January 27, 2005

Controversial Priests Tapped for Jerusalem Center

JERUSALEM
Forward

January 28, 2005

By Jason Berry

Pope John Paul II has awarded control of an important Catholic cultural center in Jerusalem to a controversial, right-wing priestly order whose founder has been accused of sexual abuse.

The order, the Legionaries of Christ, received the administrative keys to the Jerusalem landmark, the Notre Dame Center, in a festive ceremony at the Vatican on November 30. The ceremony was part of a weeklong Vatican celebration marking the 60th anniversary of the entry into the priesthood of the order's Mexican-born founder, Father Marcial Maciel Degollado, 84.

In an unusual twist, a church legal official disclosed less than a week later that a Vatican canon-law prosecutor was reopening the dormant investigation into abuse charges against Maciel. He had been accused in 1976 of sexually abusing seminarians in Mexico and in Spain in the 1950s and '60s.

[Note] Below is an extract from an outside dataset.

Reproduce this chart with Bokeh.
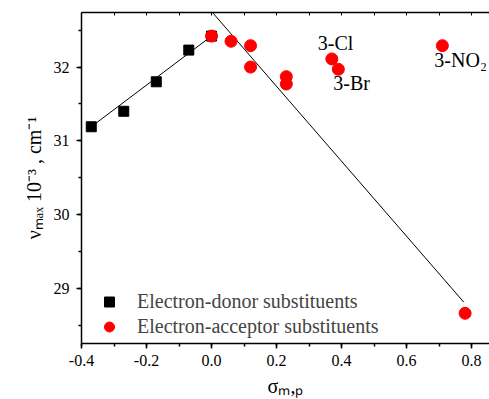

Eight former members of the order filed formal charges against him in the Vatican in 1998, but the investigation was put on hold a year later by the Vatican's top theologian, Cardinal Joseph Ratzinger.

Maciel and his order have denied the charges repeatedly.

The Notre Dame Center in Jerusalem, a palatial structure at the foot of Jaffa Road, facing the walls of the Old City just outside Jaffa Gate, was built by a French order a century ago as a pilgrims' hostel. Taken over by the Vatican in 1970, it now houses a conference center, a school of tourism and hotel management, the public library of the Pontifical Mission for Palestine and a 150-bed hotel. It also houses administrative offices of several institutions linked to the local Catholic church, the so-called Latin Patriarchate, which represents mainly Arabic-speaking Catholics in Israel and the territories.